The Steel Caress
Major Sarah Ravenowski was an ordinary-looking but effective agent for the U.S. Army’s Central Intelligence Division. Then, on a mission in China, she was shot in the face and left for dead. She survives and deserts the army, believing she was abandoned by her superior officer and lover, Kalen Grady. Bitter and driven, she knows she can never return to the U.S. Endless reconstructive surgeries later she is known as Raven, the world’s most successful supermodel, using her anger at Kalen as her career’s fuel. Before a fashion show, she thinks, “Take your photographs. I want him to see what he made out of me. What I made out of what he abandoned.”
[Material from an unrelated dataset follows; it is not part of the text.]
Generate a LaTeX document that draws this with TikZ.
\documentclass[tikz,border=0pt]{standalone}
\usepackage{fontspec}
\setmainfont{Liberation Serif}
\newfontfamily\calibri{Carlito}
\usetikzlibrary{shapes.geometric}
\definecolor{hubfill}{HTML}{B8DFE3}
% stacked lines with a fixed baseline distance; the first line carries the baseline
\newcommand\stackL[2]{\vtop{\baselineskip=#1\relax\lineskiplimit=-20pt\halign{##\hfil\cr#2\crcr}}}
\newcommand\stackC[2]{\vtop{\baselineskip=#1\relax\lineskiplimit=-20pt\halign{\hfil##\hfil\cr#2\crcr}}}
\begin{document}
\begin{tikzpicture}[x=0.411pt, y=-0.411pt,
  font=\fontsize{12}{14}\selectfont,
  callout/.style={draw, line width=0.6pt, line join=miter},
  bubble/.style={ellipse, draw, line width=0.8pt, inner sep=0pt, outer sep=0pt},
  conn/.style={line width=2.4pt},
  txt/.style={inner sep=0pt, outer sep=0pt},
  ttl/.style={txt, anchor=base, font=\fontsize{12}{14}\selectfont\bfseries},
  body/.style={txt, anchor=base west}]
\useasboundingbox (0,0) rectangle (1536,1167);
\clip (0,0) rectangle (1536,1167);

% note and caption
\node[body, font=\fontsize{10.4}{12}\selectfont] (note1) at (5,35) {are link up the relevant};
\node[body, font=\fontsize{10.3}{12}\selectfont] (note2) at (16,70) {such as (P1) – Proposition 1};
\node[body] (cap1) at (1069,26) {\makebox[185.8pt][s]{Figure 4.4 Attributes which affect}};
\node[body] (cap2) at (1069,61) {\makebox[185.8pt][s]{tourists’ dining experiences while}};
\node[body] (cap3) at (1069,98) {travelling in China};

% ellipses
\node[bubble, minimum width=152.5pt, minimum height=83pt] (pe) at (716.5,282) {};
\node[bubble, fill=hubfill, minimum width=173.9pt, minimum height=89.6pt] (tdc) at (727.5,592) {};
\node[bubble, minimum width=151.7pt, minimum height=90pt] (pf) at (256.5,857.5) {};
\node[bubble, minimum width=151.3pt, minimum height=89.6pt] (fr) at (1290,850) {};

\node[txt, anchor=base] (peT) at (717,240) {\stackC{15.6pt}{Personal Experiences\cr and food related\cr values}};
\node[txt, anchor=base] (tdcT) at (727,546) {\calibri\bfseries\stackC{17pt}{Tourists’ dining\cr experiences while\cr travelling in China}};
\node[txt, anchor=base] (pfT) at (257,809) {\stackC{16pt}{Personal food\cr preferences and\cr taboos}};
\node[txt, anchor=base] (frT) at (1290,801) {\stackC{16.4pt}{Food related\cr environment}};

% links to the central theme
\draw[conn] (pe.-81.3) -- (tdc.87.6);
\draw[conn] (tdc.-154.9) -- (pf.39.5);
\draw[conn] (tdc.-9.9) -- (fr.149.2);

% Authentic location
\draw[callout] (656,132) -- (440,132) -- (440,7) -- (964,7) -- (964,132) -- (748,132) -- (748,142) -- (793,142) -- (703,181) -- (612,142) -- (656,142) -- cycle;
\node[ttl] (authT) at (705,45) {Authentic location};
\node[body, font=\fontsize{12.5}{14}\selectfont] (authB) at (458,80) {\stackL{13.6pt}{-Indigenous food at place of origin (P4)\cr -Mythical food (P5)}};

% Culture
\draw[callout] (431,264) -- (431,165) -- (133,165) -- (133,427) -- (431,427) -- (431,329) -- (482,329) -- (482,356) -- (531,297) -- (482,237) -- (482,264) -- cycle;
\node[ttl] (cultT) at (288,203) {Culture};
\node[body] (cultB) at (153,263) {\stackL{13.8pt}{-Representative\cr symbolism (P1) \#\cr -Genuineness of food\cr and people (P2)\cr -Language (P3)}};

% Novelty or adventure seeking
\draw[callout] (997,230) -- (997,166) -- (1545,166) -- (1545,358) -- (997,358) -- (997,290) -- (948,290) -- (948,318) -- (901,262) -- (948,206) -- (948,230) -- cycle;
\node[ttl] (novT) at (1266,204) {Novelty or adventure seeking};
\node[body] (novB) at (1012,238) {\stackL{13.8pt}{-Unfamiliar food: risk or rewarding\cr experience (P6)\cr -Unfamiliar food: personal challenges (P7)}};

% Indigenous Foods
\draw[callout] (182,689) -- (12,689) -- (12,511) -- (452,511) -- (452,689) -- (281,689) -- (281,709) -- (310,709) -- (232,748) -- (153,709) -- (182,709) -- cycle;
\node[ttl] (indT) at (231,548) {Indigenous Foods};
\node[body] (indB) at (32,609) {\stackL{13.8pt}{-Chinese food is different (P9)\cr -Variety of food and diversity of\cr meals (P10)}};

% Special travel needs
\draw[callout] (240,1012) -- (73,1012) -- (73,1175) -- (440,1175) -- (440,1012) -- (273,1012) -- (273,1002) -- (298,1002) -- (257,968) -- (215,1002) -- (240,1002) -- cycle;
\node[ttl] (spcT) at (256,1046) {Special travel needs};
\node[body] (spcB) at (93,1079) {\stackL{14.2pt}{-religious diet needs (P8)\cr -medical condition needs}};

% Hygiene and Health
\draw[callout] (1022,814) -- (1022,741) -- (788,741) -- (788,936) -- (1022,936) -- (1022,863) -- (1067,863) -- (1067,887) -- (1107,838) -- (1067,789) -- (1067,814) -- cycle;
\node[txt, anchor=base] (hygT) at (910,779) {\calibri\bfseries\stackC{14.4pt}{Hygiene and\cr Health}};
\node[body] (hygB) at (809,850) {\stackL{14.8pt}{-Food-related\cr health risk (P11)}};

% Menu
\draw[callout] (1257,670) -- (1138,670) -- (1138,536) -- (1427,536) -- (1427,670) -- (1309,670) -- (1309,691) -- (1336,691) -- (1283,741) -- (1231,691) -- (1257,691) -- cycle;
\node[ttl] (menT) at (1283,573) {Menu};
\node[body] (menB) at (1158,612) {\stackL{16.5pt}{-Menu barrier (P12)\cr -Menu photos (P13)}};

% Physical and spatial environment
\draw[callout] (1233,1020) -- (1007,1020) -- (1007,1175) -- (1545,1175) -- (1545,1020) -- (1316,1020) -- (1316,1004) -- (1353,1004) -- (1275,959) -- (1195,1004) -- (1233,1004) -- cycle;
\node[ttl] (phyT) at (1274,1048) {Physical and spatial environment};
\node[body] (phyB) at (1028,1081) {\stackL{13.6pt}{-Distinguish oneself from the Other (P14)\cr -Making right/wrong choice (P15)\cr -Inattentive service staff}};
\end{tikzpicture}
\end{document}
Kalen Grady is a general who still does field espionage (as if the supermodel scenario weren’t unlikely enough); he’s on some sort of important mission involving Chinese tong activity and some Japanese swords. I’ll admit right now that I never understood what the swords had to do with anything – if I were trying to stop organized crime I’d be digging through financial records, not worrying about cutlery. But anyway. A tong heir who was going to give him the swords is murdered along with his girlfriend, who is also a supermodel.
Kalen shows up in Paris with plans to recruit Raven in order to help find the murderer because, as a model and the dead woman’s friend, Raven has an inside track. Sparks fly between the two, who just can’t stay away from each other in spite of their mutual mistrust – Raven is convinced Kalen betrayed her and Kalen, who has known for some time that Raven is really Sarah, believes for some reason that she is a traitor.
What made this book for me, in spite of numerous problems, is the character of Raven. I have a weak spot for characters who are not what they seem to be. Raven’s glamorous life, stunning beauty, and smart-ass attitude all serve to mask a lot of pain. But she’s not crippled by her pain: she’s forthright, self-confident, and deeply honorable. I loved her breezy wit and found her to be good company for this ride. There’s also some fun adventure and a very entertaining court-martial sequence that I loved.
It was no trouble at all to suspend my disbelief for the highly unlikely scenarios contained within this book, but the large gaps in backstory were a problem. I’ve already mentioned my confusion as to exactly how these swords fit in to anything. More problematic is the conflict between Raven and Kalen. Why did she jump to the conclusion that he abandoned her to death in China? Why exactly did/does Kalen believe Raven might be a traitor? What happened at a prior incident in New Orleans that was apparently quite incendiary? I don’t know what happened during that meeting (though some of it I can guess). Because of all this missing information – this lack of backstory – I couldn’t quite get a handle on the things that were keeping Raven and Kalen apart.
I understand that much, perhaps all, of this was covered in the last novel, The Deepest Edge. But what good does that do me? This is Kalen and Raven’s story, so that information about Kalen and Raven should be in this book.
One of the most crippling effects of this is that we never get to know the hero well, even though several sections are told in his point of view. We know that Kalen loves Raven, is jealous and possessive of her, is upset when their work puts her in danger. So why, when she returned from China, did he not seek her out? Why doesn’t he have anything to do with her unless he wants her to work for him? What is the root of his mistrust for her? Who is this guy? The two finally have a reconciliation during which some of this is brought out into the open, but that should have happened a lot sooner. Since he acts like an overbearing jerk sometimes, perhaps the background information on him would have made him more understandable and likable.
If you like action-packed thriller-style romances and smart, funny heroines, you will probably like The Steel Caress. I liked it. But this author needs to try harder to make her books stand on their own.